↓↓↓

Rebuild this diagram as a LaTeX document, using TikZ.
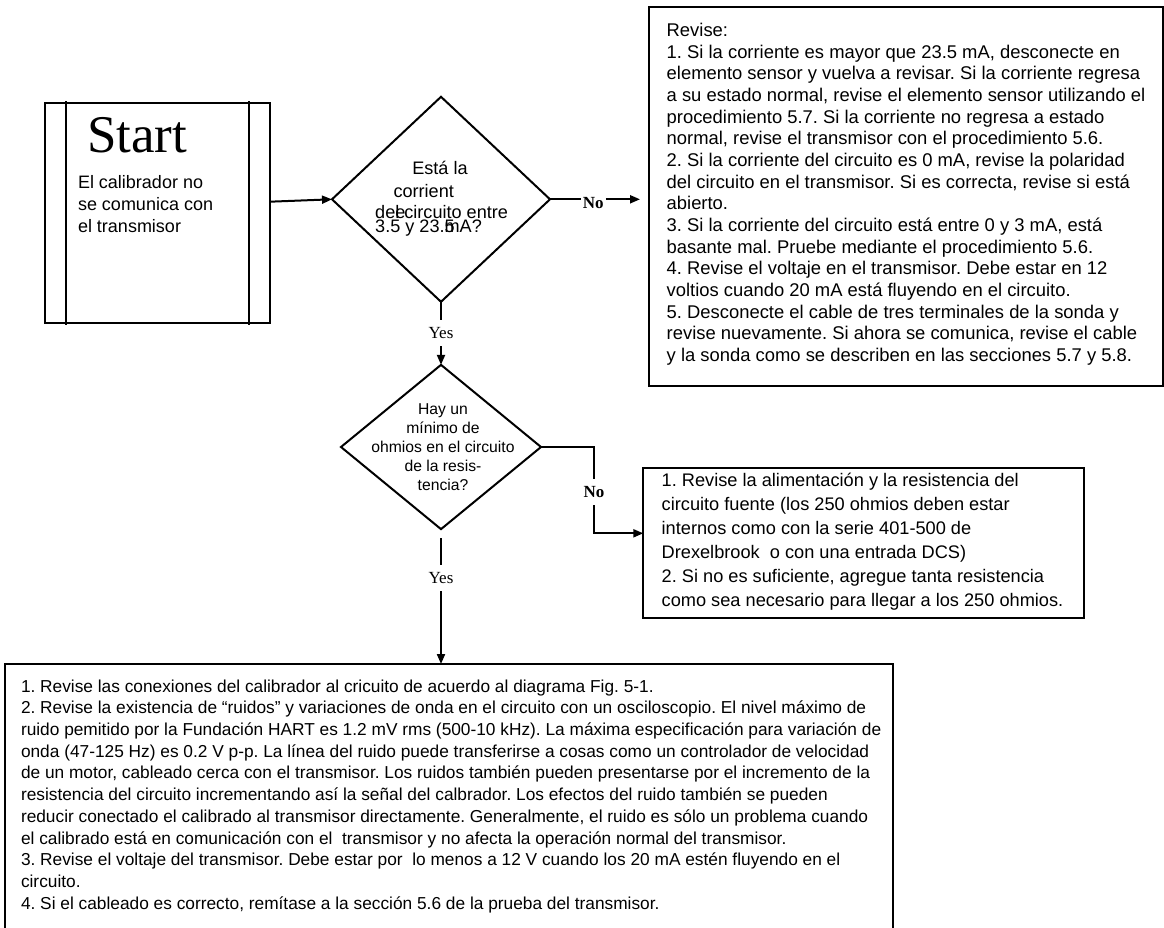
\documentclass[tikz,border=0pt]{standalone}
\usepackage{fontspec}
\setmainfont{Liberation Sans}
\newfontfamily\seriffont{Liberation Serif}
\usetikzlibrary{shapes.geometric,arrows.meta}
\frenchspacing
\begin{document}
\frenchspacing
\begin{tikzpicture}[x=1pt,y=-1pt,
  frame/.style={draw, line width=2pt, inner sep=0pt, outer sep=0pt, anchor=north west},
  conn/.style={line width=2pt},
  arr/.style={conn, -{Triangle[length=10pt,width=8pt]}},
  txt/.style={inner sep=0pt, outer sep=0pt, anchor=north west, align=left},
  lbl/.style={font=\seriffont\fontsize{17}{17}\selectfont, inner xsep=2pt, inner ysep=0pt, minimum height=26pt},
  nolbl/.style={lbl, font=\seriffont\bfseries\fontsize{17}{17}\selectfont},
  dtxt/.style={inner sep=0pt, font=\fontsize{18.1}{18.1}\selectfont},
  dec/.style={diamond, draw, line width=2pt, inner sep=0pt, outer sep=0pt}
]
\useasboundingbox (0,0) rectangle (1164,928);
\fill[white] (0,0) rectangle (1164,928);

% Start box
\node[frame, minimum width=225pt, minimum height=220pt] (start) at (45,103) {};
\draw[conn] ([xshift=21pt,yshift=1.5pt]start.north west) -- ([xshift=21pt,yshift=-1.5pt]start.south west);
\draw[conn] ([xshift=-20.7pt,yshift=1.5pt]start.north east) -- ([xshift=-20.7pt,yshift=-1.5pt]start.south east);
\node[anchor=base west, inner sep=0pt, font=\seriffont\fontsize{53}{53}\selectfont] (starttitle) at (87,152.7) {Start};
\node[txt, font=\fontsize{18}{22}\selectfont] (starttext) at (78,173.1) {\strut El calibrador no\\se comunica con\\el transmisor};

% Decision 1
\node[dec, minimum width=218pt, minimum height=205pt] (d1) at (441,199.3) {};
\node[dtxt, anchor=base] (d1a) at (440,174.8) {Está la};
\node[dtxt, anchor=base west] (d1b) at (393.3,197.2) {corrient};
\node[dtxt, anchor=base west] (d1c) at (375,218.2) {de\rlap{e}l circuito entre};
\node[dtxt, anchor=base west] (d1d) at (375,232) {3.5 y 23.\rlap{5}mA?};

\draw[arr] ([yshift=11.3pt]start.east) -- (d1.west);

% No (top)
\node[nolbl] (no1) at (593.3,203) {No};
\coordinate (a1) at (640,199.3);
\draw[conn] (d1.east) -- (d1.east -| no1.west);
\draw[arr] (no1.east |- d1.east) -- (a1);

% Top right box
\node[frame, minimum width=513.4pt, minimum height=379.3pt] (tbox) at (649.3,6.7) {};
\node[txt, font=\fontsize{18.4}{21.67}\selectfont] (ttext) at (666.7,21.4) {\strut Revise:\\
1. Si la corriente es mayor que 23.5 mA, desconecte en\\
elemento sensor y vuelva a revisar. Si la corriente regresa\\
a su estado normal, revise el elemento sensor utilizando el\\
procedimiento 5.7. Si la corriente no regresa a estado\\
normal, revise el transmisor con el procedimiento 5.6.\\
2. Si la corriente del circuito es 0 mA, revise la polaridad\\
del circuito en el transmisor. Si es correcta, revise si está\\
abierto.\\
3. Si la corriente del circuito está entre 0 y 3 mA, está\\
basante mal. Pruebe mediante el procedimiento 5.6.\\
4. Revise el voltaje en el transmisor. Debe estar en 12\\
voltios cuando 20 mA está fluyendo en el circuito.\\
5. Desconecte el cable de tres terminales de la sonda y\\
revise nuevamente. Si ahora se comunica, revise el cable\\
y la sonda como se describen en las secciones 5.7 y 5.8.};

% Yes 1
\node[lbl] (yes1) at (441,333) {Yes};
\draw[conn] (d1.south) -- (yes1.north);

% Decision 2
\node[dec, minimum width=200pt, minimum height=164.3pt] (d2) at (441,447) {};
\draw[arr] (yes1.south) -- (d2.north);
\node[inner sep=0pt, anchor=north, align=center, font=\fontsize{15.7}{19}\selectfont] (d2t) at (443,400.7) {\strut Hay un\\mínimo de\\ohmios en el circuito\\de la resis-\\tencia?};

% Middle box
\node[frame, minimum width=440.7pt, minimum height=150pt] (mbox) at (643.3,468.3) {};
\node[txt, font=\fontsize{18.2}{24}\selectfont] (mtext) at (661.7,469.8) {\strut 1. Revise la alimentación y la resistencia del\\
circuito fuente (los 250 ohmios deben estar\\
internos como con la serie 401-500 de\\
Drexelbrook~ o con una entrada DCS)\\
2. Si no es suficiente, agregue tanta resistencia\\
como sea necesario para llegar a los 250 ohmios.};

% No (lower)
\node[nolbl] (no2) at (594,492) {No};
\draw[conn] (d2.east) -| (no2.north);
\draw[arr] (no2.south) |- ([yshift=10pt]mbox.west);

% Yes 2
\node[lbl] (yes2) at (441,578) {Yes};
\draw[conn] ([yshift=-9pt]d2.south) -- (yes2.north);

% Bottom box
\node[frame, minimum width=888pt, minimum height=280pt] (bbox) at (5,664) {};
\draw[arr] (yes2.south) -- (yes2.south |- bbox.north);
\node[txt, font=\fontsize{17.3}{21.7}\selectfont] (btext) at (21,677) {\strut 1. Revise las conexiones del calibrador al cricuito de acuerdo al diagrama Fig. 5-1.\\
2. Revise la existencia de “ruidos” y variaciones de onda en el circuito con un osciloscopio. El nivel máximo de\\
ruido pemitido por la Fundación HART es 1.2 mV rms (500-10 kHz). La máxima especificación para variación de\\
onda (47-125 Hz) es 0.2 V p-p. La línea del ruido puede transferirse a cosas como un controlador de velocidad\\
de un motor, cableado cerca con el transmisor. Los ruidos también pueden presentarse por el incremento de la\\
resistencia del circuito incrementando así la señal del calbrador. Los efectos del ruido también se pueden\\
reducir conectado el calibrado al transmisor directamente. Generalmente, el ruido es sólo un problema cuando\\
el calibrado está en comunicación con el~ transmisor y no afecta la operación normal del transmisor.\\
3. Revise el voltaje del transmisor. Debe estar por~ lo menos a 12 V cuando los 20 mA estén fluyendo en el\\
circuito.\\
4. Si el cableado es correcto, remítase a la sección 5.6 de la prueba del transmisor.};
\end{tikzpicture}
\end{document}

↑↑↑

**Exercise:**
Take the lines from the start of the material to the line with "([yshift=11.3pt]start.east) -- (d1.west);", both included, and transcribe them exactly without the pictures.

**The answer:**
Rebuild this diagram as a LaTeX document, using TikZ.
\documentclass[tikz,border=0pt]{standalone}
\usepackage{fontspec}
\setmainfont{Liberation Sans}
\newfontfamily\seriffont{Liberation Serif}
\usetikzlibrary{shapes.geometric,arrows.meta}
\frenchspacing
\begin{document}
\frenchspacing
\begin{tikzpicture}[x=1pt,y=-1pt,
  frame/.style={draw, line width=2pt, inner sep=0pt, outer sep=0pt, anchor=north west},
  conn/.style={line width=2pt},
  arr/.style={conn, -{Triangle[length=10pt,width=8pt]}},
  txt/.style={inner sep=0pt, outer sep=0pt, anchor=north west, align=left},
  lbl/.style={font=\seriffont\fontsize{17}{17}\selectfont, inner xsep=2pt, inner ysep=0pt, minimum height=26pt},
  nolbl/.style={lbl, font=\seriffont\bfseries\fontsize{17}{17}\selectfont},
  dtxt/.style={inner sep=0pt, font=\fontsize{18.1}{18.1}\selectfont},
  dec/.style={diamond, draw, line width=2pt, inner sep=0pt, outer sep=0pt}
]
\useasboundingbox (0,0) rectangle (1164,928);
\fill[white] (0,0) rectangle (1164,928);

% Start box
\node[frame, minimum width=225pt, minimum height=220pt] (start) at (45,103) {};
\draw[conn] ([xshift=21pt,yshift=1.5pt]start.north west) -- ([xshift=21pt,yshift=-1.5pt]start.south west);
\draw[conn] ([xshift=-20.7pt,yshift=1.5pt]start.north east) -- ([xshift=-20.7pt,yshift=-1.5pt]start.south east);
\node[anchor=base west, inner sep=0pt, font=\seriffont\fontsize{53}{53}\selectfont] (starttitle) at (87,152.7) {Start};
\node[txt, font=\fontsize{18}{22}\selectfont] (starttext) at (78,173.1) {\strut El calibrador no\\se comunica con\\el transmisor};

% Decision 1
\node[dec, minimum width=218pt, minimum height=205pt] (d1) at (441,199.3) {};
\node[dtxt, anchor=base] (d1a) at (440,174.8) {Está la};
\node[dtxt, anchor=base west] (d1b) at (393.3,197.2) {corrient};
\node[dtxt, anchor=base west] (d1c) at (375,218.2) {de\rlap{e}l circuito entre};
\node[dtxt, anchor=base west] (d1d) at (375,232) {3.5 y 23.\rlap{5}mA?};

\draw[arr] ([yshift=11.3pt]start.east) -- (d1.west);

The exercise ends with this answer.